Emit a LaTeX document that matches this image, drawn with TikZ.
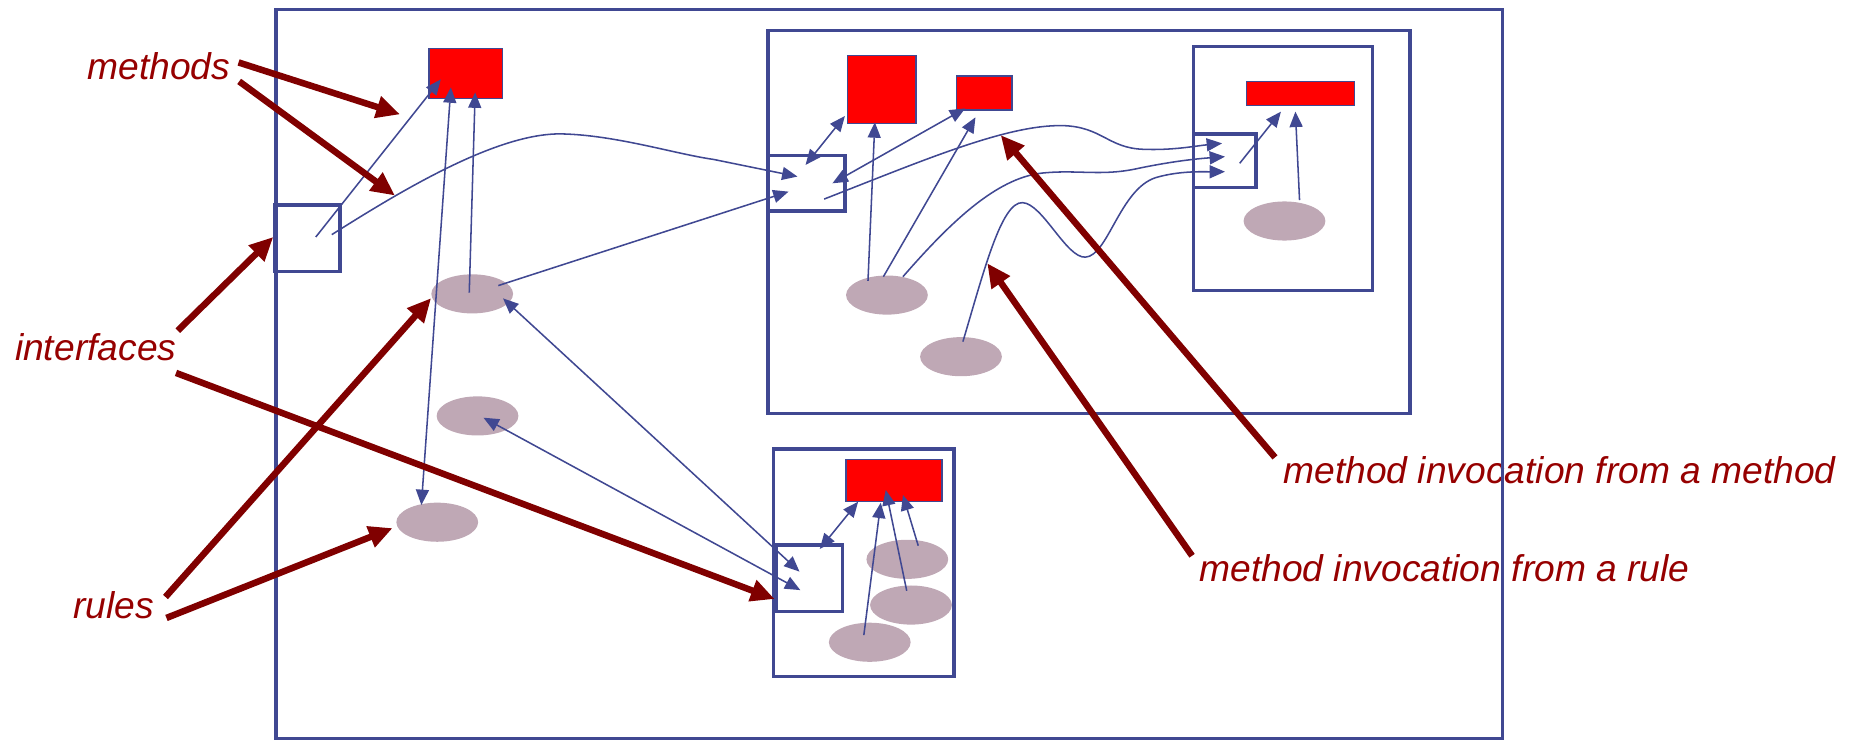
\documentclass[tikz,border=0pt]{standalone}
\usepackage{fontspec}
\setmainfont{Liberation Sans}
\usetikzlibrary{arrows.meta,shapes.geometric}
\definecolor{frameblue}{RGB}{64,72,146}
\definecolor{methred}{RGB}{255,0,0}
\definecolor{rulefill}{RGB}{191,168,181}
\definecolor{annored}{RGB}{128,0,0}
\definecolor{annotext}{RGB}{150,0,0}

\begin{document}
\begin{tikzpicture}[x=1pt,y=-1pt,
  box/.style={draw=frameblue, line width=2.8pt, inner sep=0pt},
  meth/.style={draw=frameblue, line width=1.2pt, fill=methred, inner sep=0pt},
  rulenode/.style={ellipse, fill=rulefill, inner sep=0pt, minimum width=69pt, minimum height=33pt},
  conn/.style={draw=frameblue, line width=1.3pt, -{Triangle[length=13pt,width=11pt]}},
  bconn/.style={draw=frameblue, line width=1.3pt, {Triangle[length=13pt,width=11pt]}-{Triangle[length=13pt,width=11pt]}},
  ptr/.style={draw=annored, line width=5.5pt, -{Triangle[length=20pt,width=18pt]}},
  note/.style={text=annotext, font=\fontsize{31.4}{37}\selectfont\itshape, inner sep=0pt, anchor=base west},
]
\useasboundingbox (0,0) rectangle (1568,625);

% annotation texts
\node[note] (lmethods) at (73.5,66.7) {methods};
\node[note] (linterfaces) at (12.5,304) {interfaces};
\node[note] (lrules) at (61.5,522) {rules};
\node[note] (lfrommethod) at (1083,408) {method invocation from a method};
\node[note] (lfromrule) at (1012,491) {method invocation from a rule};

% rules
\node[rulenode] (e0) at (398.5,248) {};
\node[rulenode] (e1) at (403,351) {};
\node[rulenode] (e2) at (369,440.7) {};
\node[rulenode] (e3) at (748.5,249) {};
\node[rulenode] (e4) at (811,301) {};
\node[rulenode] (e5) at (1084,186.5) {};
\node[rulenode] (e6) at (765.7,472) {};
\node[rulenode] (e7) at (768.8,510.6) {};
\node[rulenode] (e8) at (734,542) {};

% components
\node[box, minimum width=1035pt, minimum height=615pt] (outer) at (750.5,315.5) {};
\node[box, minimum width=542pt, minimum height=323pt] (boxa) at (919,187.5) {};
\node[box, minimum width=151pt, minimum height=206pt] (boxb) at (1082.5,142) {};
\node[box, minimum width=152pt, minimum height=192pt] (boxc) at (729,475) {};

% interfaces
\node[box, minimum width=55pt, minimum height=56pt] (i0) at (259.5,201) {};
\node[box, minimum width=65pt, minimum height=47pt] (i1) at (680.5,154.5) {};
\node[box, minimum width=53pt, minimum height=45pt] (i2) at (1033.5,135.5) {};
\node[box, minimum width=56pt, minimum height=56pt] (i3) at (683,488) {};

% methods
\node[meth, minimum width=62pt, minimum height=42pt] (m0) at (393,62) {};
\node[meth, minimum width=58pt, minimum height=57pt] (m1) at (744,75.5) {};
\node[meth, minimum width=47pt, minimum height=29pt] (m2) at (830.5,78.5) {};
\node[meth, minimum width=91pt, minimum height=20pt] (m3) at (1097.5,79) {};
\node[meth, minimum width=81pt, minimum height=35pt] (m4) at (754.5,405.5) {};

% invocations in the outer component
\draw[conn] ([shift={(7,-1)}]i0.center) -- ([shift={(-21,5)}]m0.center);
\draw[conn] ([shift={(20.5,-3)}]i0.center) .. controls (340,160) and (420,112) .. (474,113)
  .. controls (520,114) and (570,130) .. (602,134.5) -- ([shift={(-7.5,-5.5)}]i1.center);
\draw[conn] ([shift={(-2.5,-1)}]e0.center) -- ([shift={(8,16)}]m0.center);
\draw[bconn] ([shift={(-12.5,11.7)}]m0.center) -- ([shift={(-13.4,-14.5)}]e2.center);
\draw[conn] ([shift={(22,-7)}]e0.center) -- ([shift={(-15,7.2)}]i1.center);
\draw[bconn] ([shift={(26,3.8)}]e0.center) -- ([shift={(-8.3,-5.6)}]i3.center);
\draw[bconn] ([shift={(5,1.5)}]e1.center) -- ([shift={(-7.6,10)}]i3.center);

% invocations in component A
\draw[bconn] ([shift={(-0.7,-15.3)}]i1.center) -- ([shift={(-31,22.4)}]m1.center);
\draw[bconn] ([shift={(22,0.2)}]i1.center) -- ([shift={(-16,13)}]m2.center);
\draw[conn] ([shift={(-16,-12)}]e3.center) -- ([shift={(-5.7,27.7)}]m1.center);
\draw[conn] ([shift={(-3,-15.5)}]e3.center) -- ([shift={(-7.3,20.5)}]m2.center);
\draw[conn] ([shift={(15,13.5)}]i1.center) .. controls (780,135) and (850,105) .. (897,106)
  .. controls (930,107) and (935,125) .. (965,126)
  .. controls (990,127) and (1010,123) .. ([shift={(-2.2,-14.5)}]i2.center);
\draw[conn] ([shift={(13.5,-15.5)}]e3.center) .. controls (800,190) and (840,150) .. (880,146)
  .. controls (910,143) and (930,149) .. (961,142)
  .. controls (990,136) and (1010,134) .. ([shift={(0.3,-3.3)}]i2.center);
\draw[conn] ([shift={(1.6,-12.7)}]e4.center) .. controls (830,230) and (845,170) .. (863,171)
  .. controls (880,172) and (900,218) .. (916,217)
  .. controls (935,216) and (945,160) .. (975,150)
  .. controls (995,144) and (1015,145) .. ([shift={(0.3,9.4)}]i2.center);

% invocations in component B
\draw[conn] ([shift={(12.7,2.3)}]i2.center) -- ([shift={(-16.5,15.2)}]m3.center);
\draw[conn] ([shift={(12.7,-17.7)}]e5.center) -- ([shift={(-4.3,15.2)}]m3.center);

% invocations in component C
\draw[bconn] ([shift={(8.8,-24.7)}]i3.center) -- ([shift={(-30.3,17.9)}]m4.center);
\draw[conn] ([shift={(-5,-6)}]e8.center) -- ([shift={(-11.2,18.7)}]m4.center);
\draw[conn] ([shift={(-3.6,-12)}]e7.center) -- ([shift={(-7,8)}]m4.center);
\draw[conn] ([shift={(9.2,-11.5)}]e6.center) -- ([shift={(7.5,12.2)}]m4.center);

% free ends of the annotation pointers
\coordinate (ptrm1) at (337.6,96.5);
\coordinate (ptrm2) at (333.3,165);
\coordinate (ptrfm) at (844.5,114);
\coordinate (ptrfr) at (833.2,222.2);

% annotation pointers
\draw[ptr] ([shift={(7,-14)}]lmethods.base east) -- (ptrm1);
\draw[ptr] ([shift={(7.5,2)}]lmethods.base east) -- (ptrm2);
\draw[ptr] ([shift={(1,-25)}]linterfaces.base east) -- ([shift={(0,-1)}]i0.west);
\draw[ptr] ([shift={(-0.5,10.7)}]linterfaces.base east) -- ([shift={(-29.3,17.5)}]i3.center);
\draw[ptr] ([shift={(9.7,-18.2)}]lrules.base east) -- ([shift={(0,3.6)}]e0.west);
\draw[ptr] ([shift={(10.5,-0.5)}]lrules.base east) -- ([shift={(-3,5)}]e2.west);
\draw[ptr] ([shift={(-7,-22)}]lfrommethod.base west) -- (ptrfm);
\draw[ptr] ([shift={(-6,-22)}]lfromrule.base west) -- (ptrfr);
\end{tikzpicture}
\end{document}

_ _ _ _ _ _ _

Problem requirements: Repeat, exactly and in full, each line from the start of the data to the line that contains "(lfromrule) at (1012,491)". Pictures do not go in.

Solution to the exercise:
Emit a LaTeX document that matches this image, drawn with TikZ.
\documentclass[tikz,border=0pt]{standalone}
\usepackage{fontspec}
\setmainfont{Liberation Sans}
\usetikzlibrary{arrows.meta,shapes.geometric}
\definecolor{frameblue}{RGB}{64,72,146}
\definecolor{methred}{RGB}{255,0,0}
\definecolor{rulefill}{RGB}{191,168,181}
\definecolor{annored}{RGB}{128,0,0}
\definecolor{annotext}{RGB}{150,0,0}

\begin{document}
\begin{tikzpicture}[x=1pt,y=-1pt,
  box/.style={draw=frameblue, line width=2.8pt, inner sep=0pt},
  meth/.style={draw=frameblue, line width=1.2pt, fill=methred, inner sep=0pt},
  rulenode/.style={ellipse, fill=rulefill, inner sep=0pt, minimum width=69pt, minimum height=33pt},
  conn/.style={draw=frameblue, line width=1.3pt, -{Triangle[length=13pt,width=11pt]}},
  bconn/.style={draw=frameblue, line width=1.3pt, {Triangle[length=13pt,width=11pt]}-{Triangle[length=13pt,width=11pt]}},
  ptr/.style={draw=annored, line width=5.5pt, -{Triangle[length=20pt,width=18pt]}},
  note/.style={text=annotext, font=\fontsize{31.4}{37}\selectfont\itshape, inner sep=0pt, anchor=base west},
]
\useasboundingbox (0,0) rectangle (1568,625);

% annotation texts
\node[note] (lmethods) at (73.5,66.7) {methods};
\node[note] (linterfaces) at (12.5,304) {interfaces};
\node[note] (lrules) at (61.5,522) {rules};
\node[note] (lfrommethod) at (1083,408) {method invocation from a method};
\node[note] (lfromrule) at (1012,491) {method invocation from a rule};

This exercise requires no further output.